<<<<
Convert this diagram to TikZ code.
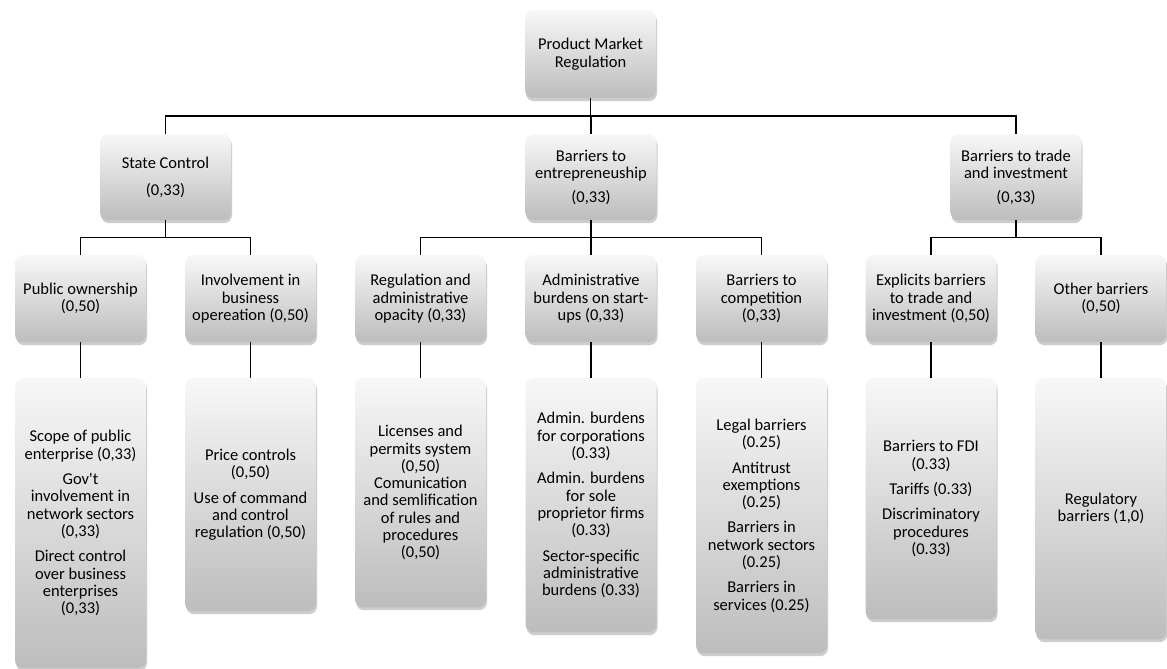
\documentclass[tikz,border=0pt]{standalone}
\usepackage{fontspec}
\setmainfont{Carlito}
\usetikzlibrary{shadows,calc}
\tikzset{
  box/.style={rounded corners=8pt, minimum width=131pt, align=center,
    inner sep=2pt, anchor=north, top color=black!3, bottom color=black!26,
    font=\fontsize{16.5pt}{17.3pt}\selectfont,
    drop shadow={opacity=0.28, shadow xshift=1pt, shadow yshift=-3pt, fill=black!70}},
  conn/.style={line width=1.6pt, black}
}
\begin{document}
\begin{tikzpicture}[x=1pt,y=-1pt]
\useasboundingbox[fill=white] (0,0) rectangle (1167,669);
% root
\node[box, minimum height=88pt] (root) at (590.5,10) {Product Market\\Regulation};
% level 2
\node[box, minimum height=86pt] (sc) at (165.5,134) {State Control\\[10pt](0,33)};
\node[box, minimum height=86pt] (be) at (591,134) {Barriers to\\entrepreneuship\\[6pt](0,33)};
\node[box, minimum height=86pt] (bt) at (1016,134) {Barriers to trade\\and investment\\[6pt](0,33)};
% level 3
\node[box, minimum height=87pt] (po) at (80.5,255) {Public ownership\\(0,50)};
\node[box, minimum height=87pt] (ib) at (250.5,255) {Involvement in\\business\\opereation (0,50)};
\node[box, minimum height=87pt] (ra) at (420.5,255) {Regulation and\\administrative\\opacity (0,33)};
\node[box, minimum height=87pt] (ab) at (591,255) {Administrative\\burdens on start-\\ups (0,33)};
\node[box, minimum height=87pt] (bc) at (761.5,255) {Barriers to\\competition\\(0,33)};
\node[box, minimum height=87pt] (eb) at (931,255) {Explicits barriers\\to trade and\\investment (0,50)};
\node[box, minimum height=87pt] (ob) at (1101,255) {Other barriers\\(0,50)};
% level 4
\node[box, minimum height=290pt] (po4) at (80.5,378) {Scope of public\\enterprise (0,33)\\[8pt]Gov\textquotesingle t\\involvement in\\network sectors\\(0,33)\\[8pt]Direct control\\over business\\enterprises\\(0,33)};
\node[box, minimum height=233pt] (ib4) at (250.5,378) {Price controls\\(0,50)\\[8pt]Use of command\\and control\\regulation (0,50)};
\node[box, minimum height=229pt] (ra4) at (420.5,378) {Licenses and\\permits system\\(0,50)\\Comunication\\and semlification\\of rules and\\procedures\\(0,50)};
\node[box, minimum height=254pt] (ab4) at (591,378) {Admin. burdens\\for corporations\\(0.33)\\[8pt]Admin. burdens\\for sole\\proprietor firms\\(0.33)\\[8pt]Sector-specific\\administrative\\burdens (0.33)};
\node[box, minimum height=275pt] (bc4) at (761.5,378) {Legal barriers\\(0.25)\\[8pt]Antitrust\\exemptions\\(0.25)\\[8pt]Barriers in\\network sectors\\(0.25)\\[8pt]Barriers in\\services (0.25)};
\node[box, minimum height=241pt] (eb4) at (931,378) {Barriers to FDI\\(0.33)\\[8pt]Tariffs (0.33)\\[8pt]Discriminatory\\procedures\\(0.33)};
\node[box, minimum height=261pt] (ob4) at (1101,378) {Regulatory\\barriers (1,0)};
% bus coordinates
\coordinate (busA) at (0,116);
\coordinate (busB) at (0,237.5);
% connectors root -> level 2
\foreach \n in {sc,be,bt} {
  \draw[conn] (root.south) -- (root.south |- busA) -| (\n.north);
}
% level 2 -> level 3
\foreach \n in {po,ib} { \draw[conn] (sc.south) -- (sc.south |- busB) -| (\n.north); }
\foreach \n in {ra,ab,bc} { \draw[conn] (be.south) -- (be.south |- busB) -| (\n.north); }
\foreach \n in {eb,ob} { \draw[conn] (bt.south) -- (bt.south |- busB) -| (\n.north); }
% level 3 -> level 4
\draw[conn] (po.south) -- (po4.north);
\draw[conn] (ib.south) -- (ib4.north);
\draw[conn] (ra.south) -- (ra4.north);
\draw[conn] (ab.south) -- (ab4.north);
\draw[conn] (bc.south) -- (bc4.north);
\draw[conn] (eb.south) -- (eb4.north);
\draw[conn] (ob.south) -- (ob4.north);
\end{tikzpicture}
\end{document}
>>>>
STATED PROBLEM
Would you set down the listing exactly, omitting pictures?

SOLVED EXERCISE
Convert this diagram to TikZ code.
\documentclass[tikz,border=0pt]{standalone}
\usepackage{fontspec}
\setmainfont{Carlito}
\usetikzlibrary{shadows,calc}
\tikzset{
  box/.style={rounded corners=8pt, minimum width=131pt, align=center,
    inner sep=2pt, anchor=north, top color=black!3, bottom color=black!26,
    font=\fontsize{16.5pt}{17.3pt}\selectfont,
    drop shadow={opacity=0.28, shadow xshift=1pt, shadow yshift=-3pt, fill=black!70}},
  conn/.style={line width=1.6pt, black}
}
\begin{document}
\begin{tikzpicture}[x=1pt,y=-1pt]
\useasboundingbox[fill=white] (0,0) rectangle (1167,669);
% root
\node[box, minimum height=88pt] (root) at (590.5,10) {Product Market\\Regulation};
% level 2
\node[box, minimum height=86pt] (sc) at (165.5,134) {State Control\\[10pt](0,33)};
\node[box, minimum height=86pt] (be) at (591,134) {Barriers to\\entrepreneuship\\[6pt](0,33)};
\node[box, minimum height=86pt] (bt) at (1016,134) {Barriers to trade\\and investment\\[6pt](0,33)};
% level 3
\node[box, minimum height=87pt] (po) at (80.5,255) {Public ownership\\(0,50)};
\node[box, minimum height=87pt] (ib) at (250.5,255) {Involvement in\\business\\opereation (0,50)};
\node[box, minimum height=87pt] (ra) at (420.5,255) {Regulation and\\administrative\\opacity (0,33)};
\node[box, minimum height=87pt] (ab) at (591,255) {Administrative\\burdens on start-\\ups (0,33)};
\node[box, minimum height=87pt] (bc) at (761.5,255) {Barriers to\\competition\\(0,33)};
\node[box, minimum height=87pt] (eb) at (931,255) {Explicits barriers\\to trade and\\investment (0,50)};
\node[box, minimum height=87pt] (ob) at (1101,255) {Other barriers\\(0,50)};
% level 4
\node[box, minimum height=290pt] (po4) at (80.5,378) {Scope of public\\enterprise (0,33)\\[8pt]Gov\textquotesingle t\\involvement in\\network sectors\\(0,33)\\[8pt]Direct control\\over business\\enterprises\\(0,33)};
\node[box, minimum height=233pt] (ib4) at (250.5,378) {Price controls\\(0,50)\\[8pt]Use of command\\and control\\regulation (0,50)};
\node[box, minimum height=229pt] (ra4) at (420.5,378) {Licenses and\\permits system\\(0,50)\\Comunication\\and semlification\\of rules and\\procedures\\(0,50)};
\node[box, minimum height=254pt] (ab4) at (591,378) {Admin. burdens\\for corporations\\(0.33)\\[8pt]Admin. burdens\\for sole\\proprietor firms\\(0.33)\\[8pt]Sector-specific\\administrative\\burdens (0.33)};
\node[box, minimum height=275pt] (bc4) at (761.5,378) {Legal barriers\\(0.25)\\[8pt]Antitrust\\exemptions\\(0.25)\\[8pt]Barriers in\\network sectors\\(0.25)\\[8pt]Barriers in\\services (0.25)};
\node[box, minimum height=241pt] (eb4) at (931,378) {Barriers to FDI\\(0.33)\\[8pt]Tariffs (0.33)\\[8pt]Discriminatory\\procedures\\(0.33)};
\node[box, minimum height=261pt] (ob4) at (1101,378) {Regulatory\\barriers (1,0)};
% bus coordinates
\coordinate (busA) at (0,116);
\coordinate (busB) at (0,237.5);
% connectors root -> level 2
\foreach \n in {sc,be,bt} {
  \draw[conn] (root.south) -- (root.south |- busA) -| (\n.north);
}
% level 2 -> level 3
\foreach \n in {po,ib} { \draw[conn] (sc.south) -- (sc.south |- busB) -| (\n.north); }
\foreach \n in {ra,ab,bc} { \draw[conn] (be.south) -- (be.south |- busB) -| (\n.north); }
\foreach \n in {eb,ob} { \draw[conn] (bt.south) -- (bt.south |- busB) -| (\n.north); }
% level 3 -> level 4
\draw[conn] (po.south) -- (po4.north);
\draw[conn] (ib.south) -- (ib4.north);
\draw[conn] (ra.south) -- (ra4.north);
\draw[conn] (ab.south) -- (ab4.north);
\draw[conn] (bc.south) -- (bc4.north);
\draw[conn] (eb.south) -- (eb4.north);
\draw[conn] (ob.south) -- (ob4.north);
\end{tikzpicture}
\end{document}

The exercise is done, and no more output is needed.